Sun. Sep 25th, 2022

Not to be confused with Kristiansand at the southern tip of Norway, Kristiansund is a much smaller town along Norway’s lengthy western coastline.

Built on several islands and surrounded by water on all sides, Kristiansund is a waypoint for tourists driving towards the Atlantic Road but is worthy of a longer stay for those interested in coastal culture.

Island hopping on Sundbåten

Given its location on several islands, getting around Kristiansund without a car would be tiresome. Since 1876, the small passenger ferry service Sundbåten has shuttled locals and visitors between the islands.

It claims to be one of the world’s oldest public transit systems. The service has changed many times over the years, but at present it’s totally free and runs throughout the day on weekdays and Saturdays.

This means it’s also a great choice for a quick tour of the city on the water. A return trip from the main stop on Kirkelandet takes less than 20 minutes.

Fishing and shipbuilding museums

It’s impossible to escape Kristiansund’s links with the ocean. Most sculptures around the town nod towards fishing or shipping in some way, so it’s no surprise that the town’s museums chronicle this aspect of coastal life.

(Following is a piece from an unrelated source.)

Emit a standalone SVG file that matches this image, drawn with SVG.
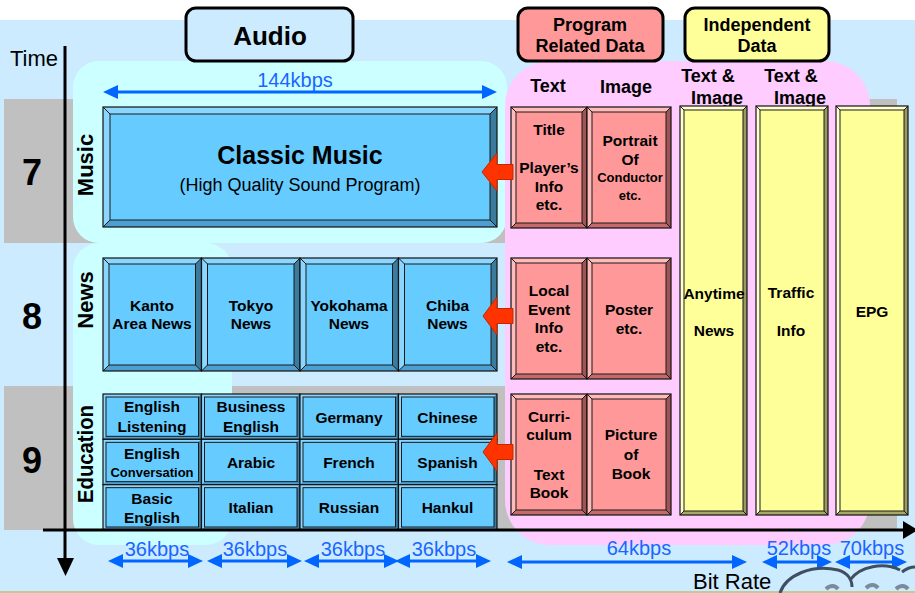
<svg xmlns="http://www.w3.org/2000/svg" width="915" height="593" viewBox="0 0 915 593">
<style>
  text { font-family: "Liberation Sans", Arial, sans-serif; text-anchor: middle; fill: #000; }
  .b { font-weight: bold; }
  .hd { font-size: 18px; font-weight: bold; }
  .bx { font-size: 15.5px; font-weight: bold; }
  .sm { font-size: 13px; font-weight: bold; }
  .kb { font-size: 20px; fill: #1A66FF; }
  .ax { font-size: 22px; text-anchor: start; }
  .row { font-size: 36px; font-weight: bold; }
  .cat { font-size: 22px; font-weight: bold; }
  .b-md { fill: #4C9FD0; } .b-lt { fill: #8AD6FF; } .b-dk { fill: #3A7B9E; } .b-fc { fill: #66CCFF; }
  .p-md { fill: #C46A6A; } .p-lt { fill: #FFBABA; } .p-dk { fill: #A05555; } .p-fc { fill: #FF9999; }
  .y-md { fill: #A8A866; } .y-lt { fill: #FFFFD0; } .y-dk { fill: #999960; } .y-fc { fill: #FFFF99; }
  .sk { fill: none; stroke: #1a1a1a; stroke-width: 1; }
  .ol { fill: none; stroke: #111; stroke-width: 1.2; }
  .hbox { stroke: #000; stroke-width: 3; }
  .meas { stroke: #0066FF; stroke-width: 3; fill: none; marker-start: url(#ah); marker-end: url(#ah); }
  .blk { fill: #FF3300; stroke: #C02800; stroke-width: 1; }
  .axis { stroke: #000; stroke-width: 3; fill: none; }
</style>
<defs>
  <marker id="ah" viewBox="0 0 15 14" markerWidth="15" markerHeight="14" refX="5" refY="7" orient="auto-start-reverse" markerUnits="userSpaceOnUse">
    <path d="M0,0L15,7L0,14Z" fill="#0066FF"/>
  </marker>
  <!-- bevelled tiles: base (bottom bevel), light top/left, dark right, face, corner lines -->
  <g id="bxM">
    <rect width="394" height="120" class="b-md"/>
    <path class="b-lt" d="M0,0H394L387,7H7V113L0,120Z"/>
    <path class="b-dk" d="M394,0V120L387,113V7Z"/>
    <rect x="7" y="7" width="380" height="106" class="b-fc"/>
    <rect x="7" y="7" width="380" height="106" class="sk"/>
    <path class="sk" d="M0,0L7,7M394,0L387,7M0,120L7,113M394,120L387,113"/>
    <rect width="394" height="120" class="ol"/>
  </g>
  <g id="bxN">
    <rect width="98.5" height="113" class="b-md"/>
    <path class="b-lt" d="M0,0H98.5L92.5,6H6V107L0,113Z"/>
    <path class="b-dk" d="M98.5,0V113L92.5,107V6Z"/>
    <rect x="6" y="6" width="86.5" height="101" class="b-fc"/>
    <rect x="6" y="6" width="86.5" height="101" class="sk"/>
    <path class="sk" d="M0,0L6,6M98.5,0L92.5,6M0,113L6,107M98.5,113L92.5,107"/>
    <rect width="98.5" height="113" class="ol"/>
  </g>
  <g id="bxE">
    <rect width="98.5" height="45.33" class="b-md"/>
    <path class="b-lt" d="M0,0H98.5L95.5,3H3V42.33L0,45.33Z"/>
    <path class="b-dk" d="M98.5,0V45.33L95.5,42.33V3Z"/>
    <rect x="3" y="3" width="92.5" height="39.33" class="b-fc"/>
    <rect x="3" y="3" width="92.5" height="39.33" class="sk"/>
    <rect width="98.5" height="45.33" class="ol"/>
  </g>
  <g id="bxP1">
    <rect width="76" height="121" class="p-md"/>
    <path class="p-lt" d="M0,0H76L71,5H5V116L0,121Z"/>
    <path class="p-dk" d="M76,0V121L71,116V5Z"/>
    <rect x="5" y="5" width="66" height="111" class="p-fc"/>
    <rect x="5" y="5" width="66" height="111" class="sk"/>
    <path class="sk" d="M0,0L5,5M76,0L71,5M0,121L5,116M76,121L71,116"/>
    <rect width="76" height="121" class="ol"/>
  </g>
  <g id="bxP2">
    <rect width="84" height="121" class="p-md"/>
    <path class="p-lt" d="M0,0H84L79,5H5V116L0,121Z"/>
    <path class="p-dk" d="M84,0V121L79,116V5Z"/>
    <rect x="5" y="5" width="74" height="111" class="p-fc"/>
    <rect x="5" y="5" width="74" height="111" class="sk"/>
    <path class="sk" d="M0,0L5,5M84,0L79,5M0,121L5,116M84,121L79,116"/>
    <rect width="84" height="121" class="ol"/>
  </g>
  <g id="bxY1">
    <rect width="67" height="409" class="y-md"/>
    <path class="y-lt" d="M0,0H67L63,4H4V405L0,409Z"/>
    <path class="y-dk" d="M67,0V409L63,405V4Z"/>
    <rect x="4" y="4" width="59" height="401" class="y-fc"/>
    <rect x="4" y="4" width="59" height="401" class="sk"/>
    <path class="sk" d="M0,0L4,4M67,0L63,4M0,409L4,405M67,409L63,405"/>
    <rect width="67" height="409" class="ol"/>
  </g>
  <g id="bxY2">
    <rect width="72" height="409" class="y-md"/>
    <path class="y-lt" d="M0,0H72L68,4H4V405L0,409Z"/>
    <path class="y-dk" d="M72,0V409L68,405V4Z"/>
    <rect x="4" y="4" width="64" height="401" class="y-fc"/>
    <rect x="4" y="4" width="64" height="401" class="sk"/>
    <path class="sk" d="M0,0L4,4M72,0L68,4M0,409L4,405M72,409L68,405"/>
    <rect width="72" height="409" class="ol"/>
  </g>
</defs>

<!-- backdrop -->
<rect width="915" height="593" fill="#CCEBFF"/>
<rect width="915" height="20" fill="#FFFFFF"/>
<rect y="591" width="915" height="2" fill="#C8C896"/>

<!-- time bands 7 and 9 -->
<rect x="4" y="99" width="893" height="144" fill="#C0C0C0"/>
<rect x="4" y="386" width="893" height="144" fill="#C0C0C0"/>

<!-- audio and data areas -->
<rect x="73" y="61" width="434" height="182" rx="26" fill="#CCFFFF"/>
<rect x="73" y="243" width="159" height="302" rx="26" fill="#CCFFFF"/>
<rect x="505" y="61" width="365" height="484" rx="45" fill="#FFCCFF"/>

<!-- column headers -->
<g id="hdr-audio">
  <rect x="186" y="8" width="167" height="53" rx="10" fill="#CCEBFF" class="hbox"/>
  <text x="270" y="45" class="b" font-size="26">Audio</text>
</g>
<g id="hdr-program">
  <rect x="518" y="8" width="145" height="53" rx="10" fill="#FF9999" class="hbox"/>
  <text x="590" y="31" class="hd">Program</text>
  <text x="590" y="52" class="hd">Related Data</text>
</g>
<g id="hdr-independent">
  <rect x="685" y="8" width="144" height="53" rx="10" fill="#FFFF99" class="hbox"/>
  <text x="757" y="31" class="hd">Independent</text>
  <text x="757" y="52" class="hd">Data</text>
</g>
<g id="sub-headers">
  <text x="548" y="92" class="hd">Text</text>
  <text x="626" y="93" class="hd">Image</text>
  <text x="708" y="82" class="hd">Text &amp;</text>
  <text x="717" y="104" class="hd">Image</text>
  <text x="791" y="82" class="hd">Text &amp;</text>
  <text x="800" y="104" class="hd">Image</text>
</g>

<!-- row numbers and categories -->
<g id="rows">
  <text x="32" y="185" class="row">7</text>
  <text x="32" y="329" class="row">8</text>
  <text x="32" y="473" class="row">9</text>
  <text transform="translate(93,165) rotate(-90)" class="cat">Music</text>
  <text transform="translate(93,300) rotate(-90)" class="cat">News</text>
  <text transform="translate(93,454) rotate(-90)" class="cat" textLength="98" lengthAdjust="spacingAndGlyphs">Education</text>
</g>

<!-- audio programs -->
<g id="classic-music">
  <use href="#bxM" x="103" y="107"/>
  <text x="300" y="164" class="b" font-size="25">Classic Music</text>
  <text x="300" y="191" font-size="18">(High Quality Sound Program)</text>
</g>

<g id="news-kanto"><use href="#bxN" x="103" y="258"/>
  <text x="152" y="311" class="bx">Kanto</text><text x="152" y="329" class="bx">Area News</text></g>
<g id="news-tokyo"><use href="#bxN" x="201.5" y="258"/>
  <text x="251" y="311" class="bx">Tokyo</text><text x="251" y="329" class="bx">News</text></g>
<g id="news-yokohama"><use href="#bxN" x="300" y="258"/>
  <text x="349" y="311" class="bx">Yokohama</text><text x="349" y="329" class="bx">News</text></g>
<g id="news-chiba"><use href="#bxN" x="398.5" y="258"/>
  <text x="447.5" y="311" class="bx">Chiba</text><text x="447.5" y="329" class="bx">News</text></g>

<g id="edu-english-listening"><use href="#bxE" x="103" y="394"/>
  <text x="152" y="412" class="bx">English</text><text x="152" y="432" class="bx">Listening</text></g>
<g id="edu-business-english"><use href="#bxE" x="201.5" y="394"/>
  <text x="251" y="412" class="bx">Business</text><text x="251" y="432" class="bx">English</text></g>
<g id="edu-germany"><use href="#bxE" x="300" y="394"/>
  <text x="349" y="423" class="bx">Germany</text></g>
<g id="edu-chinese"><use href="#bxE" x="398.5" y="394"/>
  <text x="447.5" y="423" class="bx">Chinese</text></g>

<g id="edu-english-conversation"><use href="#bxE" x="103" y="439.33"/>
  <text x="152" y="459" class="bx">English</text><text x="152" y="477" class="sm">Conversation</text></g>
<g id="edu-arabic"><use href="#bxE" x="201.5" y="439.33"/>
  <text x="251" y="468" class="bx">Arabic</text></g>
<g id="edu-french"><use href="#bxE" x="300" y="439.33"/>
  <text x="349" y="468" class="bx">French</text></g>
<g id="edu-spanish"><use href="#bxE" x="398.5" y="439.33"/>
  <text x="447.5" y="468" class="bx">Spanish</text></g>

<g id="edu-basic-english"><use href="#bxE" x="103" y="484.67"/>
  <text x="152" y="504" class="bx">Basic</text><text x="152" y="523" class="bx">English</text></g>
<g id="edu-italian"><use href="#bxE" x="201.5" y="484.67"/>
  <text x="251" y="513" class="bx">Italian</text></g>
<g id="edu-russian"><use href="#bxE" x="300" y="484.67"/>
  <text x="349" y="513" class="bx">Russian</text></g>
<g id="edu-hankul"><use href="#bxE" x="398.5" y="484.67"/>
  <text x="447.5" y="513" class="bx">Hankul</text></g>

<!-- program related data -->
<g id="prd-music-text"><use href="#bxP1" x="511" y="107"/>
  <text x="549" y="135" class="bx">Title</text>
  <text x="549" y="173" class="bx">Player’s</text>
  <text x="549" y="192" class="bx">Info</text>
  <text x="549" y="210" class="bx">etc.</text></g>
<g id="prd-music-image"><use href="#bxP2" x="587" y="107"/>
  <text x="630" y="146" class="bx">Portrait</text>
  <text x="630" y="165" class="bx">Of</text>
  <text x="630" y="182" class="sm">Conductor</text>
  <text x="630" y="200" class="sm">etc.</text></g>
<g id="prd-news-text"><use href="#bxP1" x="511" y="258"/>
  <text x="549" y="296" class="bx">Local</text>
  <text x="549" y="315" class="bx">Event</text>
  <text x="549" y="333" class="bx">Info</text>
  <text x="549" y="352" class="bx">etc.</text></g>
<g id="prd-news-image"><use href="#bxP2" x="587" y="258"/>
  <text x="629" y="315" class="bx">Poster</text>
  <text x="629" y="334" class="bx">etc.</text></g>
<g id="prd-edu-text"><use href="#bxP1" x="511" y="394"/>
  <text x="549" y="422" class="bx">Curri-</text>
  <text x="549" y="440" class="bx">culum</text>
  <text x="549" y="480" class="bx">Text</text>
  <text x="549" y="498" class="bx">Book</text></g>
<g id="prd-edu-image"><use href="#bxP2" x="587" y="394"/>
  <text x="631" y="440" class="bx">Picture</text>
  <text x="631" y="460" class="bx">of</text>
  <text x="631" y="479" class="bx">Book</text></g>

<!-- independent data -->
<g id="ind-anytime-news"><use href="#bxY1" x="680" y="106"/>
  <text x="714" y="299" class="bx">Anytime</text>
  <text x="714" y="336" class="bx">News</text></g>
<g id="ind-traffic-info"><use href="#bxY2" x="756" y="106"/>
  <text x="791" y="298" class="bx">Traffic</text>
  <text x="791" y="336" class="bx">Info</text></g>
<g id="ind-epg"><use href="#bxY2" x="836" y="106"/>
  <text x="872" y="317" class="bx">EPG</text></g>

<!-- links from program data to audio programs -->
<g id="connectors">
  <path class="blk" d="M482,172L497,153V164.5H513V179.5H497V191Z"/>
  <path class="blk" d="M483,316L497,297V308.5H513V323.5H497V335Z"/>
  <path class="blk" d="M483,452L497,433V444.5H513V459.5H497V471Z"/>
</g>

<!-- axes -->
<g id="axes">
  <line x1="65" y1="46" x2="65" y2="560" class="axis"/>
  <path d="M57,558H74L65.5,576Z"/>
  <line x1="43" y1="530" x2="905" y2="530" class="axis"/>
  <path d="M903,521L918,530L903,539Z"/>
  <text x="10" y="66" class="ax">Time</text>
  <text x="693" y="589" class="ax">Bit Rate</text>
</g>

<!-- bit rate spans -->
<g id="bitrates">
  <line x1="113" y1="92" x2="487" y2="92" class="meas"/>
  <text x="295" y="87" class="kb">144kbps</text>
  <line x1="118" y1="561" x2="193" y2="561" class="meas"/>
  <line x1="217" y1="561" x2="292" y2="561" class="meas"/>
  <line x1="314" y1="561" x2="389" y2="561" class="meas"/>
  <line x1="405" y1="561" x2="481" y2="561" class="meas"/>
  <text x="157" y="556" class="kb">36kbps</text>
  <text x="255" y="556" class="kb">36kbps</text>
  <text x="353" y="556" class="kb">36kbps</text>
  <text x="444" y="556" class="kb">36kbps</text>
  <line x1="517" y1="562" x2="737" y2="562" class="meas"/>
  <text x="639" y="555" class="kb">64kbps</text>
  <line x1="772" y1="562" x2="822" y2="562" class="meas"/>
  <text x="799" y="555" class="kb">52kbps</text>
  <line x1="845" y1="562" x2="897" y2="562" class="meas"/>
  <text x="872" y="555" class="kb">70kbps</text>
</g>

<!-- emblem at the lower right edge -->
<g id="emblem" fill="none" stroke="#3E5060" stroke-width="3">
  <path d="M780,593C786,575 812,564 838,570C848,573 852,580 852,587"/>
  <path d="M850,580C860,566 884,562 900,570"/>
  <path d="M902,572C907,568 912,567 915,567"/>
  <path d="M826,589c4,-4 9,-4 12,0M866,588c4,-4 9,-4 12,0M896,589c4,-4 9,-4 12,0" stroke="#7A8C9C" stroke-width="4"/>
</g>
</svg>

Kristiansund is famous for clipfish, split and salted cod traditionally dried on rocks by the sea. Built by a Scotsman in 1749, a former fishing warehouse once home to 150 workers is now the Norwegian Clipfish Museum.

The smell of the former fish production is still very much present inside the museum, which is only open during the summer season. Across the bay, Mellemværftet is a shipyard turned shipbuilding museum.

Varden watchtower

It’s only 255 feet above sea level, yet the former watchtower Varden provides a fantastic panoramic view of the city, mountains and surrounding islands.

The tower is a popular spot with local hikers and dog-walkers and is free to enter, open year-round. Only a 25-minute walk from downtown, Varden is a terrific spot to get a great perspective on the coastal environment of Kristiansund.

A surprise to many visitors from outside the town is the wonderful range of artwork and historic photographs inside. From the top, maps outline the mountains you can see through each window while free binoculars let you take a closer look.

Ferry to Grip

More than seven miles out to sea, the island of Grip was once a thriving fishing community home to more than 100 people. Today, there are no permanent inhabitants but the island remains a popular tourist destination with overnight stays possible.

Highlights include Grip lighthouse—the second tallest lighthouse in Norway—and a fantastic example of a Norwegian stave church. Dating from the 15th century, it’s believed to be the only building that has survived throughout its life on this exposed island.

The only realistic way for tourists to get to Grip is via the 3.5-hour roundtrip Gripruta tour, which includes entry to the stave church and a local guide.

Where to eat and drink

Fish unsurprisingly dominates the restaurant scene in Kristiansund. Smia, Bryggekanten and Kranaskjæret are all popualar choices but none are especially cheap.

For an authentic local meal that won’t smash your budget, the fish and chips (known locally as fishan) from the semi-permanent food truck Svensson Chips is hard to beat for value.

If fish isn’t your thing, Cinammon next to the Scandic Hotel offers fantastic Indian food with modern touches. Order online to takeout and enjoy back at your hotel if you prefer.